INPUT =>
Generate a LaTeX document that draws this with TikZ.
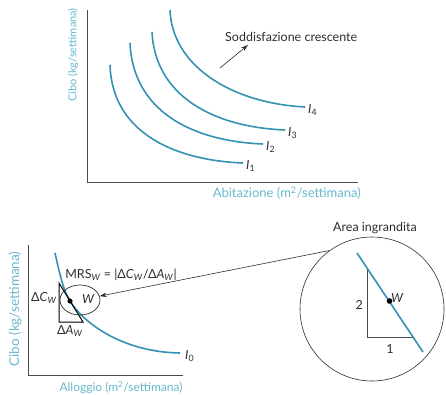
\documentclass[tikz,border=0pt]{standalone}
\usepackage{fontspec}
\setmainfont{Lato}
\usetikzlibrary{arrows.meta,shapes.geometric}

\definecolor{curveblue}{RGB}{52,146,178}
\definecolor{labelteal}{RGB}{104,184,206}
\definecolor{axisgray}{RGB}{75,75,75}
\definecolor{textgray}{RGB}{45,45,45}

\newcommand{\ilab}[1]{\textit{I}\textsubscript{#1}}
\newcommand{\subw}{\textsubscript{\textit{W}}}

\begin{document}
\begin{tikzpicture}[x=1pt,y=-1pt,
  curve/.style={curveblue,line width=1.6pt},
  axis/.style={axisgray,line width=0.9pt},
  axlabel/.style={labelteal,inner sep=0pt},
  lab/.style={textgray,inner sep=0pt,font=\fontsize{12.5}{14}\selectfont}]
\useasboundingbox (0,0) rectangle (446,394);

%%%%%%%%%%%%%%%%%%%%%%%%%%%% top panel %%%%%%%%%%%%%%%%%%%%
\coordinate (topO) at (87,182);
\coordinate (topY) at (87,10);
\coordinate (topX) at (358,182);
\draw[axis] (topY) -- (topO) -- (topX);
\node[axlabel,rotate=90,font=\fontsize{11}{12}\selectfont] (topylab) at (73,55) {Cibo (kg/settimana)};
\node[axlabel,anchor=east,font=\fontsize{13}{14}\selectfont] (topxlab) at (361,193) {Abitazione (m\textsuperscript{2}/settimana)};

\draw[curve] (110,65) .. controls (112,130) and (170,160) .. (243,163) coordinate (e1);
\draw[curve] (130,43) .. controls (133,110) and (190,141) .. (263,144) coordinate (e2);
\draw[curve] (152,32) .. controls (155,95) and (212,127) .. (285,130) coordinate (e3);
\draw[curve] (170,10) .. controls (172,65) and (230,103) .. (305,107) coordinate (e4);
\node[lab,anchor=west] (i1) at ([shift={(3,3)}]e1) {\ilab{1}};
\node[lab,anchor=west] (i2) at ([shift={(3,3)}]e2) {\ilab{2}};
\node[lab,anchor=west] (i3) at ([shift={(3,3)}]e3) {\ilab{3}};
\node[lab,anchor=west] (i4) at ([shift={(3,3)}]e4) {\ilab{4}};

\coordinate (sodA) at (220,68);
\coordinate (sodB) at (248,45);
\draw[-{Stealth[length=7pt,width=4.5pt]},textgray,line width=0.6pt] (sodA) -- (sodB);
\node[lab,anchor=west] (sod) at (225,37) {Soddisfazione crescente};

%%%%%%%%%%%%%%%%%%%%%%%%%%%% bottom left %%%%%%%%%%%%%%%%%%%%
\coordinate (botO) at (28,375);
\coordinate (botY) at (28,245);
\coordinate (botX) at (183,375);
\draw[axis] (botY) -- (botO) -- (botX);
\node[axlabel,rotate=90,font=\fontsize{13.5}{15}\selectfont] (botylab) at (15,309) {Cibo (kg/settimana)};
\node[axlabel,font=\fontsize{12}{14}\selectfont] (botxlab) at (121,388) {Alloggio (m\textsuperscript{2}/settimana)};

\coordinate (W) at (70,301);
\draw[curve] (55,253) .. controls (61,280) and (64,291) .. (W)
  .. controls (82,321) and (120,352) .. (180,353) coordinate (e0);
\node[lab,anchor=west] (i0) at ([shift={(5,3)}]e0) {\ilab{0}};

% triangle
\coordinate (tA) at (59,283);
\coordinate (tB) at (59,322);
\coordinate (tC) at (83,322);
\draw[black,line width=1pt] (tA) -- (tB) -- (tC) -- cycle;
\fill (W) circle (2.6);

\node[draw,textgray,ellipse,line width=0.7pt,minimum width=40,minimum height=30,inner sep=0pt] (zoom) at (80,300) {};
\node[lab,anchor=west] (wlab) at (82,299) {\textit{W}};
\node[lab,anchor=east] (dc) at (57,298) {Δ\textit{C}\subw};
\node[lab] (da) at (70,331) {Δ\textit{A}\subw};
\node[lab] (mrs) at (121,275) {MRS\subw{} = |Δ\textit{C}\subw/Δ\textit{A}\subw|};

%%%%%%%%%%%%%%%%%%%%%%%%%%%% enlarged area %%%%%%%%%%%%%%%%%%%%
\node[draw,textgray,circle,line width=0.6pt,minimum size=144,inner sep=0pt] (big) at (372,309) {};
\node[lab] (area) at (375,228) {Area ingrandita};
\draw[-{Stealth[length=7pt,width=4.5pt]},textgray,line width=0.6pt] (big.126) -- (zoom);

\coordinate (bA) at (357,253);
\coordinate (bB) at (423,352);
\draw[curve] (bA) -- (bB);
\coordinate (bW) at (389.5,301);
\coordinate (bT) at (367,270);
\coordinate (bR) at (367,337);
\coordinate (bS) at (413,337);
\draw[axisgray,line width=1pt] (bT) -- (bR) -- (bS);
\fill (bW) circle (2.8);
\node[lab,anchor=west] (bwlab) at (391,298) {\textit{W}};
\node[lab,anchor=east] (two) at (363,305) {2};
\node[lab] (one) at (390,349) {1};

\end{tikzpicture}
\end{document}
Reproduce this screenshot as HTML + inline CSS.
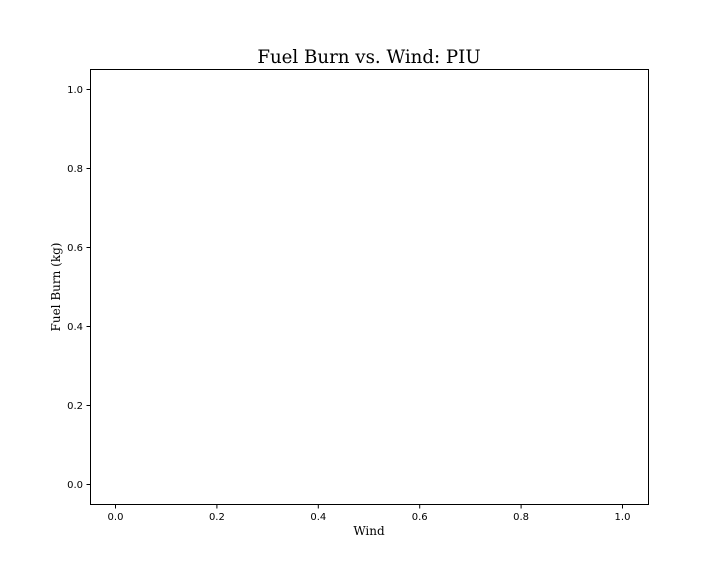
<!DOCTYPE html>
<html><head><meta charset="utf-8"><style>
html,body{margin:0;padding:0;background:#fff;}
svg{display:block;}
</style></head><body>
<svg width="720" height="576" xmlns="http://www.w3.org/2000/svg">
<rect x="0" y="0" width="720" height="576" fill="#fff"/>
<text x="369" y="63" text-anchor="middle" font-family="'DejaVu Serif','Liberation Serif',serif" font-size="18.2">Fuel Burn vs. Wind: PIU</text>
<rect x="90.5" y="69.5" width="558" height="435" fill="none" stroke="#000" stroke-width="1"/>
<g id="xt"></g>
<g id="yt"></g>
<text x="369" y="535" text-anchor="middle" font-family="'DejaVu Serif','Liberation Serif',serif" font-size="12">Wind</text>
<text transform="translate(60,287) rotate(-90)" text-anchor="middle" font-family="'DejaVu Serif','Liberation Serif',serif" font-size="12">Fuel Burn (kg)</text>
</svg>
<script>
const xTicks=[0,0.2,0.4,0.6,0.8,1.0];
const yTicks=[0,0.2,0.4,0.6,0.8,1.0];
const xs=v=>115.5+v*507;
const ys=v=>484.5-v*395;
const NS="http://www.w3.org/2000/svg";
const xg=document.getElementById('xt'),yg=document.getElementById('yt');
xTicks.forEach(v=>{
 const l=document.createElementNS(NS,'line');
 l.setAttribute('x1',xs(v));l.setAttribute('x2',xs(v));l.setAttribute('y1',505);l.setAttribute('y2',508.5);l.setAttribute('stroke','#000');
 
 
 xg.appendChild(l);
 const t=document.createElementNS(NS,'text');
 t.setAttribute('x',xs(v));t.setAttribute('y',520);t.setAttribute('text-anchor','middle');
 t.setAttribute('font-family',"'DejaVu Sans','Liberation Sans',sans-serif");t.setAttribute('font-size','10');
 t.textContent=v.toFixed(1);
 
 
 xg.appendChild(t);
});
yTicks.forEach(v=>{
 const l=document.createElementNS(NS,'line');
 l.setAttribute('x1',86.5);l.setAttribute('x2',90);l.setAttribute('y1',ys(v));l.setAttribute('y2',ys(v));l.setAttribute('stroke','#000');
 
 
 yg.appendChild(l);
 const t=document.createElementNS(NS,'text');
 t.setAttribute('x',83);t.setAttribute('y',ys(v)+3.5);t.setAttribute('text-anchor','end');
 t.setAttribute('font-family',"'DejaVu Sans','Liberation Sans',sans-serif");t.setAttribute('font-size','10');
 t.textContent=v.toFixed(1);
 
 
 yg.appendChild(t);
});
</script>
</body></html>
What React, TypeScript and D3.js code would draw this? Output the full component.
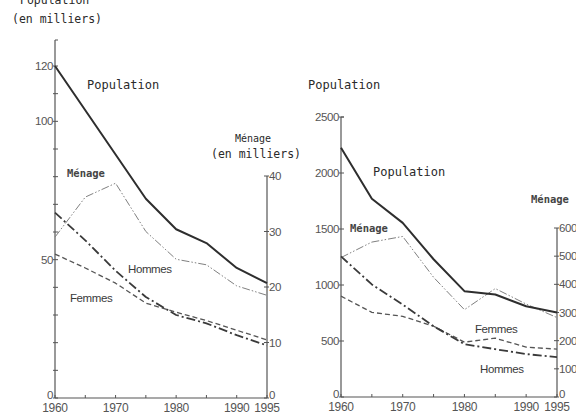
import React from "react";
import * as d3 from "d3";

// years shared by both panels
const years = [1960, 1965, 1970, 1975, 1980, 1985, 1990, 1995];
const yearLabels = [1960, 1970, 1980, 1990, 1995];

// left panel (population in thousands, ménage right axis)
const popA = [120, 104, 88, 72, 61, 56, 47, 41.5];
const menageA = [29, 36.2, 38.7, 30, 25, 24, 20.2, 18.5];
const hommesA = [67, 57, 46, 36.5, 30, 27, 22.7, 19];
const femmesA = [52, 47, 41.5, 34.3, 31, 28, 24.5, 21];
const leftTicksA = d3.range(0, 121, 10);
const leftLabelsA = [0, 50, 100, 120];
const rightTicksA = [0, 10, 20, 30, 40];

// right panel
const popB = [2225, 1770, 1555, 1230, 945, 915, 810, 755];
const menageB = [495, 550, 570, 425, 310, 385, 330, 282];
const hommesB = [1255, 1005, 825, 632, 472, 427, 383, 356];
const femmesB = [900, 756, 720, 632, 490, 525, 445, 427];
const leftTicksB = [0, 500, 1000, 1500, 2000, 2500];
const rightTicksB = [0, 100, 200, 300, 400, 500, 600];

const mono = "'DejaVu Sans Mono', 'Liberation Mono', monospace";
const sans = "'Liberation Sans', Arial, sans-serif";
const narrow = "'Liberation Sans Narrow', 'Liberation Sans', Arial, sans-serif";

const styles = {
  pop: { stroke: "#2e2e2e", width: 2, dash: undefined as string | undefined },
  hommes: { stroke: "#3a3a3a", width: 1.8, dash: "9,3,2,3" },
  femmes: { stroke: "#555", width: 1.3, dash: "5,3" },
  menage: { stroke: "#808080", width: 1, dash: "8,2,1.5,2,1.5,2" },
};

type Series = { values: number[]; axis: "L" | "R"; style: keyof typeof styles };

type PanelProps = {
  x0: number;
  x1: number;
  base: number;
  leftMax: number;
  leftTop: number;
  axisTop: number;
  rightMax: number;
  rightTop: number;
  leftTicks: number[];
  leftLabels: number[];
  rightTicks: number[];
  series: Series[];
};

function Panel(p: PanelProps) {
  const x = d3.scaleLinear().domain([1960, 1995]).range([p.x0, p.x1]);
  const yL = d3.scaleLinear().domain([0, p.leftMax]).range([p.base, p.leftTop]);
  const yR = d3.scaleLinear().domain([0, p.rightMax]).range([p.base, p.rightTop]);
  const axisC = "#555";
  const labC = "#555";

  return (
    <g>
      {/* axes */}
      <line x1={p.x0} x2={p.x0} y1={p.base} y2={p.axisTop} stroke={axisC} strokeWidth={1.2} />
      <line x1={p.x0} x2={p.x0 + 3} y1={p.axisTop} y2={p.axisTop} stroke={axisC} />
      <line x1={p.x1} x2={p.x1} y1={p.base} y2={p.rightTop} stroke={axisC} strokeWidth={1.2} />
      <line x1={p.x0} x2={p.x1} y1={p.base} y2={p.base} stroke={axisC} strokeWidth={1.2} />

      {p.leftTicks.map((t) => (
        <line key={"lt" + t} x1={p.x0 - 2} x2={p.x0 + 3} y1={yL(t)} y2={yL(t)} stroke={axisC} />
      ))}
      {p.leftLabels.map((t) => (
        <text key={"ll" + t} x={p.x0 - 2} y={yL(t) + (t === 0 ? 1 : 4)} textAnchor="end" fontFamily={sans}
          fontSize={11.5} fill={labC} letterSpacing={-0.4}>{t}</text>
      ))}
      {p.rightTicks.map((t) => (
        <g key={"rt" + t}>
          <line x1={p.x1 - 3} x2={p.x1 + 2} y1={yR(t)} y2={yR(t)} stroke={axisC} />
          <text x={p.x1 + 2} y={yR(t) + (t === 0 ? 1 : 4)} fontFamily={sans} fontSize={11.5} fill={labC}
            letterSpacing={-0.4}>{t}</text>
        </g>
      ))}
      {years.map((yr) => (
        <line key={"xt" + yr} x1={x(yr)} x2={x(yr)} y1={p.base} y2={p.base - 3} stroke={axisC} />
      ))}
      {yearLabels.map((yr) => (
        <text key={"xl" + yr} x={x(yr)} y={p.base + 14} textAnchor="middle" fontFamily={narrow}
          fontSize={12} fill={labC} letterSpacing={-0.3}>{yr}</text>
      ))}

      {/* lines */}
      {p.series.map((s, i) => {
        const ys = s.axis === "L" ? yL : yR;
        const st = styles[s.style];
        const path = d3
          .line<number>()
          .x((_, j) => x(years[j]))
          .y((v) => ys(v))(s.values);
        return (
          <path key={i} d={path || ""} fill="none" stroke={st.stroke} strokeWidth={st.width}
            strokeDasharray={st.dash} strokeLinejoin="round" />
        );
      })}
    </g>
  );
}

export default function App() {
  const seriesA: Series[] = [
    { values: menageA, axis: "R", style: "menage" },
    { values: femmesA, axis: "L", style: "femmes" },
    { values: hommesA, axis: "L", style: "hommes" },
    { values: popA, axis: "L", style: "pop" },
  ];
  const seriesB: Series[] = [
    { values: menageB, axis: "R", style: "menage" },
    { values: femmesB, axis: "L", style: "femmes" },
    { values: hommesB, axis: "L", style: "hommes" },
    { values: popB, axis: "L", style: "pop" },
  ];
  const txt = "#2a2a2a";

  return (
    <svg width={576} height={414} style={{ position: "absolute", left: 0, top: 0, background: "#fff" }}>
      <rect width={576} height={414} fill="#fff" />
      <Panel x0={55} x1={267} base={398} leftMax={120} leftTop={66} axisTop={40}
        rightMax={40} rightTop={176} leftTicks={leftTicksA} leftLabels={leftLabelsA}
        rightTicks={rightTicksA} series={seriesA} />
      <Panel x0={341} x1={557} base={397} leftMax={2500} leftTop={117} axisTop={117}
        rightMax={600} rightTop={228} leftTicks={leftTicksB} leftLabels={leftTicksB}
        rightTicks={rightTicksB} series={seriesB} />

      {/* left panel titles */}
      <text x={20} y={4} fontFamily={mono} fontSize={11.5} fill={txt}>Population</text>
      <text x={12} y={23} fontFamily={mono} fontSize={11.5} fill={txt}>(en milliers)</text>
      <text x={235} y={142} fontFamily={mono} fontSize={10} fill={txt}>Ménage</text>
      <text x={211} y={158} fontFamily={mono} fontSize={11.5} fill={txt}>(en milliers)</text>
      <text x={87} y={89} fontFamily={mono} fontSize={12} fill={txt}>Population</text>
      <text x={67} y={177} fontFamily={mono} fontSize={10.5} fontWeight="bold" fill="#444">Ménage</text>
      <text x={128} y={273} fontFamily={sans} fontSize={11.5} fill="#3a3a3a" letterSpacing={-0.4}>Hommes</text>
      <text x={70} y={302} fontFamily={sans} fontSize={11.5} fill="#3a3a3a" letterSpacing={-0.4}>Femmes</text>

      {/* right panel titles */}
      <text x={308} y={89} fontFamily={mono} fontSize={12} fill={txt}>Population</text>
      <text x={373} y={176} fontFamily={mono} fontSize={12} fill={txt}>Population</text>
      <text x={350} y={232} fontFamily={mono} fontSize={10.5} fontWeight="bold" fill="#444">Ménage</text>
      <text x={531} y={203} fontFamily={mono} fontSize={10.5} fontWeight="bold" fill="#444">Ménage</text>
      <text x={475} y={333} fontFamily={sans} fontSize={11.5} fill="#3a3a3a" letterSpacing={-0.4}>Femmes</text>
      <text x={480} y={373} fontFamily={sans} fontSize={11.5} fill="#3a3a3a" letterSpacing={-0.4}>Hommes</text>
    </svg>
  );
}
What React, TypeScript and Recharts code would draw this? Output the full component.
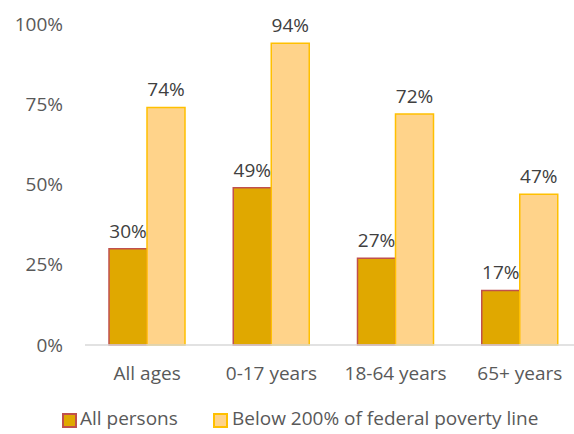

INSTRUCTIONS FOR THE TASK =>
Make an exact copy of the lines from the one holding "What React, TypeScript and D3.js" through the one holding "Sans Narrow', 'Liberation", end lines included, without the pictures.

RESULT OF THE EXERCISE =>
What React, TypeScript and D3.js code would draw this? Output the full component.
import React from "react";
import * as d3 from "d3";

// years shared by both panels
const years = [1960, 1965, 1970, 1975, 1980, 1985, 1990, 1995];
const yearLabels = [1960, 1970, 1980, 1990, 1995];

// left panel (population in thousands, ménage right axis)
const popA = [120, 104, 88, 72, 61, 56, 47, 41.5];
const menageA = [29, 36.2, 38.7, 30, 25, 24, 20.2, 18.5];
const hommesA = [67, 57, 46, 36.5, 30, 27, 22.7, 19];
const femmesA = [52, 47, 41.5, 34.3, 31, 28, 24.5, 21];
const leftTicksA = d3.range(0, 121, 10);
const leftLabelsA = [0, 50, 100, 120];
const rightTicksA = [0, 10, 20, 30, 40];

// right panel
const popB = [2225, 1770, 1555, 1230, 945, 915, 810, 755];
const menageB = [495, 550, 570, 425, 310, 385, 330, 282];
const hommesB = [1255, 1005, 825, 632, 472, 427, 383, 356];
const femmesB = [900, 756, 720, 632, 490, 525, 445, 427];
const leftTicksB = [0, 500, 1000, 1500, 2000, 2500];
const rightTicksB = [0, 100, 200, 300, 400, 500, 600];

const mono = "'DejaVu Sans Mono', 'Liberation Mono', monospace";
const sans = "'Liberation Sans', Arial, sans-serif";
const narrow = "'Liberation Sans Narrow', 'Liberation Sans', Arial, sans-serif";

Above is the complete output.